Cuando montaba en moto en Nueva York, solía frecuentar bares que atendían a un público muy rudo. Me asombraba que las bandas de motoristas no intentaran ocultar su identidad ni sus afiliaciones. Llevaban sus «colores» con orgullo en la espalda de sus chaquetas de cuero. Representaban una subcultura completa.
Aunque nunca llegué a sumergirme por completo en la cultura de violencia que glorificaban los moteros, el hecho de existir al margen me permitió vislumbrar este estilo de vida. Lo que me llamó la atención fue cómo el hecho común de ser motero les unía en otros entornos. Los miembros de distintas bandas, que no necesariamente se llevaban bien fuera del bar, a menudo se unían dentro. Pasar el rato juntos también mejoraba su capacidad para vivir su estilo de vida decididamente malvado.
Cuando leía los Salmos, me sorprendió descubrir que David conocía la cultura de grupo, casi como si hubiera bandas errantes de motoristas en los tiempos bíblicos. Esta tendencia humana, que ya se daba en tiempos de David, no ha desaparecido. En todo caso, se ha extendido más hoy en día.
El rey David señaló el poder de los grupos en el Salmo 26:
Las palabras traducidas aquí como «compañía de los malvados» significan literalmente «la congregación de los malvados». A David, que con frecuencia le preocupaba que sus acciones le alejaran de Dios, no le preocupa eso en este Salmo. Aquí, a David le preocupa que el simple hecho de asociarse con hombres malvados, más concretamente, con grupos de hombres malvados, le distancie de Dios, aunque sus propias acciones sigan siendo rectas.
Según el comentario conocido como el Da’at Mikra, este versículo significa que David se mantenía alejado de los lugares donde se reunía la gente malvada, independientemente de lo que hiciera en esos lugares. Comprendía que estar en compañía del mal tiene su efecto y no quería dejarse influir por ellos.
Este enfoque comunitario de la moral se expresa con frecuencia en la Biblia. La Torá señala que el problema de los espías calumniadores era que, como grupo, ejercían una influencia desmesurada sobre los demás pueblos.

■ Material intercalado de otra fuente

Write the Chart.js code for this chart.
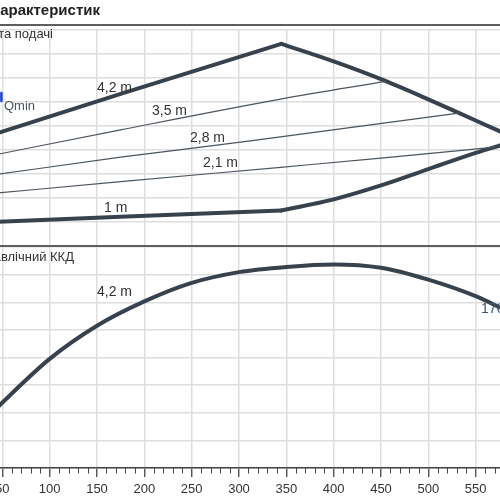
<!DOCTYPE html>
<html>
<head>
<meta charset="utf-8">
<script src="https://cdn.jsdelivr.net/npm/chart.js@4"></script>
<style>
  body { margin: 0; background: #fff; }
  #wrap { position: relative; width: 500px; height: 500px; overflow: hidden;
          font-family: "Liberation Sans", Arial, sans-serif; color: #333; }
  canvas { position: absolute; left: -65px; }
  #headChart { top: 20px; }
  #effChart { top: 237px; }
  .rule { position: absolute; left: 0; width: 500px; height: 2px; background: #5e5e5e; z-index: 2; }
  .txt { position: absolute; white-space: nowrap; font-size: 14px; line-height: 14px; z-index: 3; }
  .small { font-size: 13px; line-height: 13px; }
</style>
</head>
<body>
<div id="wrap">
  <canvas id="headChart" width="608" height="228"></canvas>
  <canvas id="effChart" width="608" height="263"></canvas>

  <div class="rule" style="top:24px;height:1.5px;"></div>
  <div class="rule" style="top:245px;"></div>

  <div class="txt" style="right:400px;top:2px;font-size:15px;line-height:15px;font-weight:bold;color:#222;">Криві характеристик</div>
  <div class="txt small" style="right:447px;top:27px;">Висота подачі</div>
  <div class="txt small" style="right:426px;top:250px;">Гідравлічний ККД</div>
  <div class="txt small" style="left:4px;top:99px;color:#4a5663;">Qmin</div>

  <div class="txt" style="left:97px;top:80px;">4,2 m</div>
  <div class="txt" style="left:152px;top:103px;">3,5 m</div>
  <div class="txt" style="left:190px;top:130px;">2,8 m</div>
  <div class="txt" style="left:203px;top:155px;">2,1 m</div>
  <div class="txt" style="left:104px;top:200px;">1 m</div>
  <div class="txt" style="left:97px;top:284px;">4,2 m</div>
  <div class="txt" style="left:481px;top:301px;color:#3f5873;">176</div>
</div>

<script>
// flow (x) values, head in m
// max curve (4,2 m): straight rise to the corner, then falling
const flowMaxRise = [40, 175, 344.7];
const headMaxRise = [2.32, 3.17, 4.21];
const flowMaxFall = [344.7, 400, 450, 500, 550, 580];
const headMaxFall = [4.21, 3.845, 3.475, 3.055, 2.615, 2.351];

const flow35 = [40, 175, 344, 455];
const head35 = [1.89, 2.42, 3.06, 3.43];

const flow28 = [40, 175, 312, 532];
const head28 = [1.48, 1.85, 2.19, 2.77];

const flow21 = [40, 175, 344, 450, 570];
const head21 = [1.096, 1.34, 1.64, 1.83, 2.06];

// min curve (1 m): nearly flat, then rising
const flowMinFlat = [40, 175, 344.7];
const headMinFlat = [0.50, 0.61, 0.74];
const flowMinRise = [344.7, 400, 450, 500, 550, 580];
const headMinRise = [0.74, 0.972, 1.262, 1.602, 1.94, 2.12];

const qminFlow = [49, 49];
const qminHead = [3.02, 3.19];

// efficiency, %
const flowEff = [40, 48, 100, 150, 200, 250, 300, 350, 400, 450, 500, 550, 576, 590];
const effVals = [20.3, 23, 39.5, 51.5, 60.3, 67, 70.9, 72.8, 73.7, 72.5, 68.2, 62.2, 58.0, 55.5];

const xTickLabels = ['', '50', '100', '150', '200', '250', '300', '350', '400', '450', '500', '550', ''];

const pts = (xs, ys) => xs.map((x, i) => ({ x: x, y: ys[i] }));

Chart.defaults.font.family = '"Liberation Sans", Arial, sans-serif';
Chart.defaults.animation = false;

const gridColor = '#dedede';
const thick = '#38424c';
const thin = '#4b555f';

function lineSet(data, color, width, smooth) {
  return {
    data: data,
    borderColor: color,
    borderWidth: width,
    borderCapStyle: 'round',
    pointRadius: 0,
    tension: 0,
    cubicInterpolationMode: smooth ? 'monotone' : 'default',
    fill: false
  };
}

const baseOpts = {
  responsive: false,
  events: [],
  plugins: { legend: { display: false }, tooltip: { enabled: false } }
};

// upper chart: head
new Chart(document.getElementById('headChart'), {
  type: 'line',
  data: {
    datasets: [
      lineSet(pts(flow35, head35), thin, 1.2, true),
      lineSet(pts(flow28, head28), thin, 1.2, true),
      lineSet(pts(flow21, head21), thin, 1.2, true),
      lineSet(pts(flowMaxRise, headMaxRise), thick, 4, false),
      lineSet(pts(flowMaxFall, headMaxFall), thick, 4, true),
      lineSet(pts(flowMinFlat, headMinFlat), thick, 4, false),
      lineSet(pts(flowMinRise, headMinRise), thick, 4, true),
      lineSet(pts(qminFlow, qminHead), '#1f3fd6', 2.5, false)
    ]
  },
  options: Object.assign({}, baseOpts, {
    layout: { padding: { left: 20, right: 20, top: 10, bottom: 2 } },
    scales: {
      x: {
        type: 'linear', min: 0, max: 600,
        ticks: { stepSize: 50, display: false },
        grid: { color: gridColor, lineWidth: 1.5, drawTicks: false },
        border: { display: false },
        afterFit: s => { s.height = 0; }
      },
      y: {
        min: 0, max: 4.5,
        ticks: { stepSize: 0.5, display: false },
        grid: { color: gridColor, lineWidth: 1.5, drawTicks: false },
        border: { display: false },
        afterFit: s => { s.width = 0; }
      }
    }
  })
});

// minor ticks every 10 on the flow axis
const minorTicks = {
  id: 'minorTicks',
  afterDraw(chart) {
    const sx = chart.scales.x;
    const ctx = chart.ctx;
    const b = chart.chartArea.bottom;
    ctx.save();
    ctx.strokeStyle = '#444';
    ctx.lineWidth = 1;
    for (let v = 10; v < 600; v += 10) {
      if (v % 50 === 0) continue;
      const px = Math.round(sx.getPixelForValue(v)) + 0.5;
      ctx.beginPath();
      ctx.moveTo(px, b);
      ctx.lineTo(px, b + 5.5);
      ctx.stroke();
    }
    ctx.restore();
  }
};

// lower chart: efficiency
new Chart(document.getElementById('effChart'), {
  type: 'line',
  data: {
    datasets: [
      lineSet(pts(flowEff, effVals), thick, 4, true)
    ]
  },
  options: Object.assign({}, baseOpts, {
    layout: { padding: { left: 20, right: 20, top: 10, bottom: 0 } },
    scales: {
      x: {
        type: 'linear', min: 0, max: 600,
        ticks: {
          stepSize: 50, padding: 5, color: '#333', font: { size: 13 },
          maxRotation: 0, autoSkip: false,
          callback: (v, i) => xTickLabels[i]
        },
        grid: { color: gridColor, lineWidth: 1.5, tickLength: 9, tickColor: '#444', tickWidth: 1.3 },
        border: { display: true, color: '#444', width: 1.5 },
        afterFit: s => { s.height = 32; }
      },
      y: {
        min: 0, max: 80,
        ticks: { stepSize: 10, display: false },
        grid: { color: gridColor, lineWidth: 1.5, drawTicks: false },
        border: { display: false },
        afterFit: s => { s.width = 0; }
      }
    }
  }),
  plugins: [minorTicks]
});
</script>
</body>
</html>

A los diez espías que trajeron un informe calumnioso contra la Tierra de Israel se les llamó «comunidad». Aunque al principio formaban parte del grupo de espías, Caleb y Josué no fueron incluidos en esta «comunidad» porque pudieron escapar de la influencia de los demás y trajeron un mensaje diferente y positivo. Sus alabanzas a Israel bastaron para compensar su propia asociación con el culpable, pero no para compensar la culpa de la nación. Dos individuos solitarios no bastaban para contrarrestar la influencia del grupo.

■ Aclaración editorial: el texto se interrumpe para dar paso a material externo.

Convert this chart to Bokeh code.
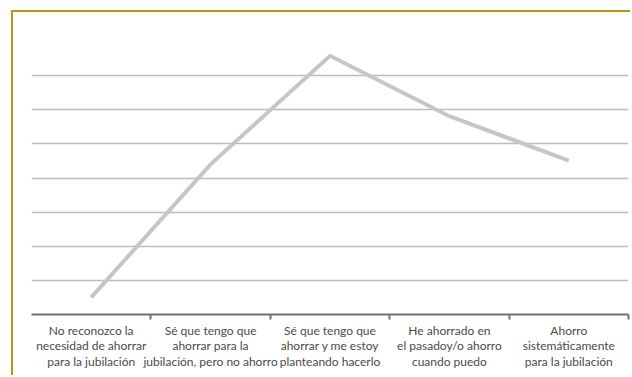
from bokeh.plotting import figure
from bokeh.models import FixedTicker, Range1d
from bokeh.embed import file_html
from bokeh.resources import INLINE

categories = [
    "No reconozco la\nnecesidad de ahorrar\npara la jubilación",
    "Sé que tengo que\nahorrar para la\njubilación, pero no ahorro",
    "Sé que tengo que\nahorrar y me estoy\nplanteando hacerlo",
    "He ahorrado en\nel pasadoy/o ahorro\ncuando puedo",
    "Ahorro\nsistemáticamente\npara la jubilación",
]
values = [0.5, 4.4, 7.58, 5.81, 4.51]
grid_levels = [0, 1, 2, 3, 4, 5, 6, 7, 8]

xs = [i + 0.5 for i in range(len(categories))]
boundaries = [i + 1 for i in range(len(categories))]

p = figure(width=619, height=365, output_backend="svg", toolbar_location=None,
           x_range=Range1d(0, len(categories)), y_range=Range1d(0, 8),
           min_border_left=18, min_border_right=4, min_border_top=29,
           min_border_bottom=63)
p.margin = (10, 0, 0, 11)
p.styles = {"border-top": "2px solid #b5980f", "border-left": "2px solid #b5980f"}
p.outline_line_color = None
p.background_fill_color = "white"
p.border_fill_color = "white"

p.line(xs, values, line_color="#c6c6c6", line_width=4, line_join="miter")

p.yaxis.visible = False
p.xgrid.visible = False
p.ygrid.ticker = FixedTicker(ticks=grid_levels)
p.ygrid.grid_line_color = "#bcbcbc"
p.ygrid.grid_line_width = 1.5

ax = p.xaxis[0]
ax.ticker = FixedTicker(ticks=xs, minor_ticks=boundaries)
ax.major_label_overrides = {x: c for x, c in zip(xs, categories)}
ax.axis_line_color = "#707070"
ax.axis_line_width = 2
ax.major_tick_out = 0
ax.major_tick_in = 0
ax.minor_tick_out = 5
ax.minor_tick_in = 0
ax.minor_tick_line_color = "#707070"
ax.minor_tick_line_width = 2
ax.major_label_standoff = 3
ax.major_label_text_font = "Lato"
ax.major_label_text_font_size = "12px"
ax.major_label_text_color = "#4a4a4a"
ax.major_label_text_line_height = 1.05

open("out.html", "w").write(file_html(p, INLINE))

La idea del poder de un grupo, concretamente de cómo el odio une a las personas como grupo, es tratada por el filósofo moral y social estadounidense Eric Hoffer en su libro «True Believer»:
El odio es el más accesible y completo de todos los agentes unificadores. Arrastra en torbellinos al individuo lejos de su propio yo, le hace ajeno a su bien y a su futuro, le libera de los celos y del egoísmo. Se convierte en una partícula anónima que tiembla de ansia por fundirse y fusionarse con sus semejantes, en una masa ardiente.
Hoffer continúa:
El odio común une a los elementos más heterogéneos. Compartir un odio común, incluso con un enemigo, es infectarle con el sentimiento de parentesco y minar así su capacidad de resistencia. Hitler utilizó el antisemitismo no sólo para unificar a sus alemanes, sino también para minar la determinación de Polonia, Rumanía, Hungría y, finalmente, incluso Francia, que odiaban a los judíos.

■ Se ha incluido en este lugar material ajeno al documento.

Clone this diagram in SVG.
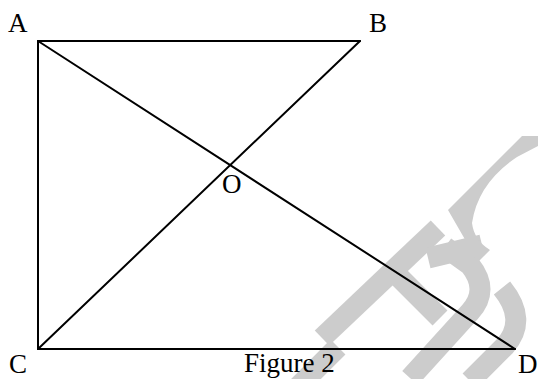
<svg xmlns="http://www.w3.org/2000/svg" width="538" height="379" viewBox="0 0 538 379">
<style>
.wm{fill:none;stroke:#cccccc;stroke-width:21;stroke-linecap:butt}
.wmf{fill:#cccccc;stroke:none}
.edge{stroke:#000;stroke-width:2;fill:none;stroke-linecap:round}
.lbl{font-family:"Liberation Serif","DejaVu Serif",serif;font-size:27px;fill:#000}
</style>
<rect width="538" height="379" fill="#fff"/>
<g id="watermark">
<path class="wm" d="M298,387 L338,347"/>
<path class="wm" d="M322,338 L438,228"/>
<path class="wm" d="M388,266 L440,318"/>
<path class="wm" d="M410,378 L470,312 Q490,290 470,265 L445,247"/>
<path class="wm" d="M428,258 L482,245"/>
<path class="wmf" d="M448,210 L522,136 L538,136 L538,146 L517,157 Q478,183 472,223 Q474,240 490,250 L478,262 Z"/>
<path class="wm" d="M470,381 L505,346 Q528,320 502,288"/>
</g>
<g id="connectors">
<line class="edge" x1="38" y1="41" x2="360" y2="41"/>
<line class="edge" x1="38" y1="41" x2="38" y2="349"/>
<line class="edge" x1="38" y1="349" x2="515" y2="349"/>
<line class="edge" x1="38" y1="41" x2="515" y2="349"/>
<line class="edge" x1="38" y1="349" x2="360" y2="41"/>
</g>
<g id="A"><text class="lbl" x="8" y="32">A</text></g>
<g id="B"><text class="lbl" x="369" y="32">B</text></g>
<g id="O"><text class="lbl" x="222" y="193">O</text></g>
<g id="C"><text class="lbl" x="9" y="373">C</text></g>
<g id="D"><text class="lbl" x="518" y="373">D</text></g>
<g id="caption"><text class="lbl" x="244" y="372">Figure 2</text></g>
</svg>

Hoffer subraya que es específicamente el sentimiento de odio lo que unifica de forma tan fuerte:
No solemos buscar aliados cuando amamos. De hecho, a menudo consideramos rivales e intrusos a quienes aman con nosotros. Pero siempre buscamos aliados cuando odiamos.
«Incluso en el caso de un agravio justo, nuestro odio procede menos de un mal que nos hayan hecho que de la conciencia de nuestra impotencia, insuficiencia y cobardía. En otras palabras, del autodesprecio. Cuando nos sentimos superiores a nuestros verdugos, es probable que los despreciemos, incluso que nos compadezcamos de ellos, pero no que los odiemos.
El poderoso punto de Hoffer explica por qué el odio a los judíos, que es esencialmente un odio a Dios, parece surgir en los movimientos sociales. Diferentes grupos, todos con sus propios programas, a menudo se unen contra Israel y los judíos, ya que comparten un odio común.
Esto es especialmente cierto hoy en día, cuando el movimiento de justicia social se ve obligado a fabricar la historia y a crear una narrativa falsa y hechos falsos para presentar una demanda contra Israel. Este tipo de autoengaño sólo es posible cuando el espejismo creado por esta narrativa se ve reforzado por un grupo de apoyo.